TASK REQUIREMENTS :: List all lines in the material below that contain "this".

DATASET RECORDS ::

********************

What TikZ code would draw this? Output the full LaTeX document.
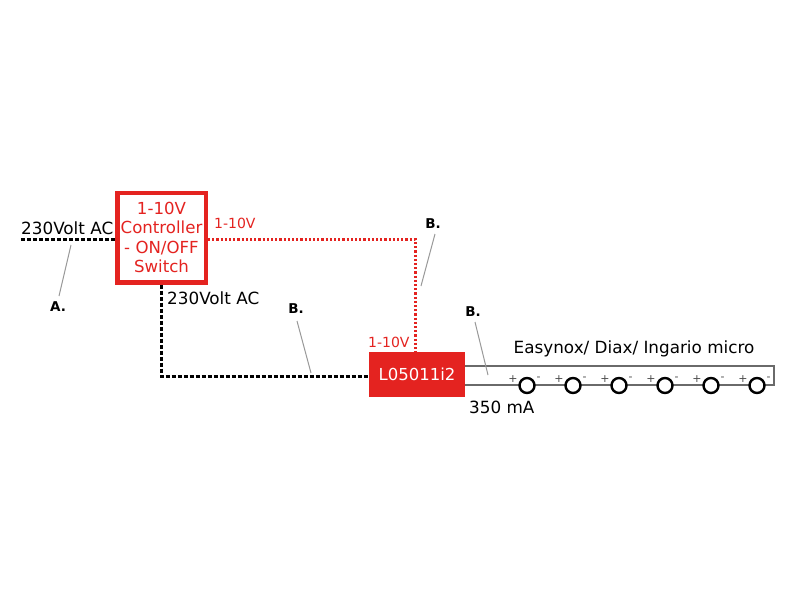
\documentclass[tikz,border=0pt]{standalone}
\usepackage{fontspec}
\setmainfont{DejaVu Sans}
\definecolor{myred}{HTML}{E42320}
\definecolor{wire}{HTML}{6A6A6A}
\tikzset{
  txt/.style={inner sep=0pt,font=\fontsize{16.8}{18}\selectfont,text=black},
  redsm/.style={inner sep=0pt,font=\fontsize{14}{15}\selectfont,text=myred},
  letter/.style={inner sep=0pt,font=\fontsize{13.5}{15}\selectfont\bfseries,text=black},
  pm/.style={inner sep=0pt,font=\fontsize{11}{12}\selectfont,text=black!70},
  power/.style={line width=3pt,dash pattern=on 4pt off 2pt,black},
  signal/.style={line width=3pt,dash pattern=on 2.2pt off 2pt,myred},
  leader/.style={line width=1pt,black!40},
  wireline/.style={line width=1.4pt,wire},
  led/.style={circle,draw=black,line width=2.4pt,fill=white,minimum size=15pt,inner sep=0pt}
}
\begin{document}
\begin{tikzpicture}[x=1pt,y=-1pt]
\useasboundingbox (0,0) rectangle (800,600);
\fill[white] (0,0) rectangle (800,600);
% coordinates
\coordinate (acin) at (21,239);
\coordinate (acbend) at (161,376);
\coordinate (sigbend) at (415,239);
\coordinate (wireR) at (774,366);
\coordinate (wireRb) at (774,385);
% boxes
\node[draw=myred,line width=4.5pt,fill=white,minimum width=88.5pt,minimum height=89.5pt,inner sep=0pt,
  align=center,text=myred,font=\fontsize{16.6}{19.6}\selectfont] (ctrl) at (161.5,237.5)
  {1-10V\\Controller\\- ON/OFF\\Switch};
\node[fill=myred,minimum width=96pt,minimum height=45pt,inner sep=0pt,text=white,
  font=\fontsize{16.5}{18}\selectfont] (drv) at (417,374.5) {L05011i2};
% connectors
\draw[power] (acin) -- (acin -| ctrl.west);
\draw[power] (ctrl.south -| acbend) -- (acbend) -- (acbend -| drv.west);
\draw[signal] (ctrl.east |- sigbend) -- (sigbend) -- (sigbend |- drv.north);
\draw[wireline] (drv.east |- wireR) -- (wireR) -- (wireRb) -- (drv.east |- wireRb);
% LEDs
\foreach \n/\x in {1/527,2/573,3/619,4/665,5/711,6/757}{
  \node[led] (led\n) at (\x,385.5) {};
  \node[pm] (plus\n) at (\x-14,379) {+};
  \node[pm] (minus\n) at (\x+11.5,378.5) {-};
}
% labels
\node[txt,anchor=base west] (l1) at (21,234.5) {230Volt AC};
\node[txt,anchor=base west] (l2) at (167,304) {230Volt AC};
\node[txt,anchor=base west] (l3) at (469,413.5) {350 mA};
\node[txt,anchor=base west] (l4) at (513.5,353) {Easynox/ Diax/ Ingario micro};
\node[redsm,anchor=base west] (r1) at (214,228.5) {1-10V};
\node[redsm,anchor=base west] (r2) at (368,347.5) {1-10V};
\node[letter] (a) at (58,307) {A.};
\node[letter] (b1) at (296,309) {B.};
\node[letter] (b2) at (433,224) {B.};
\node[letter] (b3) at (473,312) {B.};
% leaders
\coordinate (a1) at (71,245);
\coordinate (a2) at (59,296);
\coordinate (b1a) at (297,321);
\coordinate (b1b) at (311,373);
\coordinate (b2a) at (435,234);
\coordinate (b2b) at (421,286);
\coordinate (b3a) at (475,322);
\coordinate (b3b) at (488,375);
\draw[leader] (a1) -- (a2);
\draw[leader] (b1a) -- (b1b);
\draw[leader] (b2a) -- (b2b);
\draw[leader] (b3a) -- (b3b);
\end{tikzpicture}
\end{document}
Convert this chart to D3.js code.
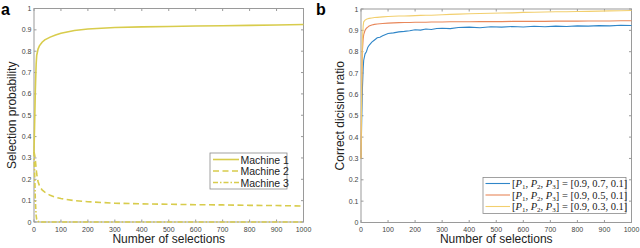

********************

TASK SOLUTION ::
What TikZ code would draw this? Output the full LaTeX document.
Convert this chart to D3.js code.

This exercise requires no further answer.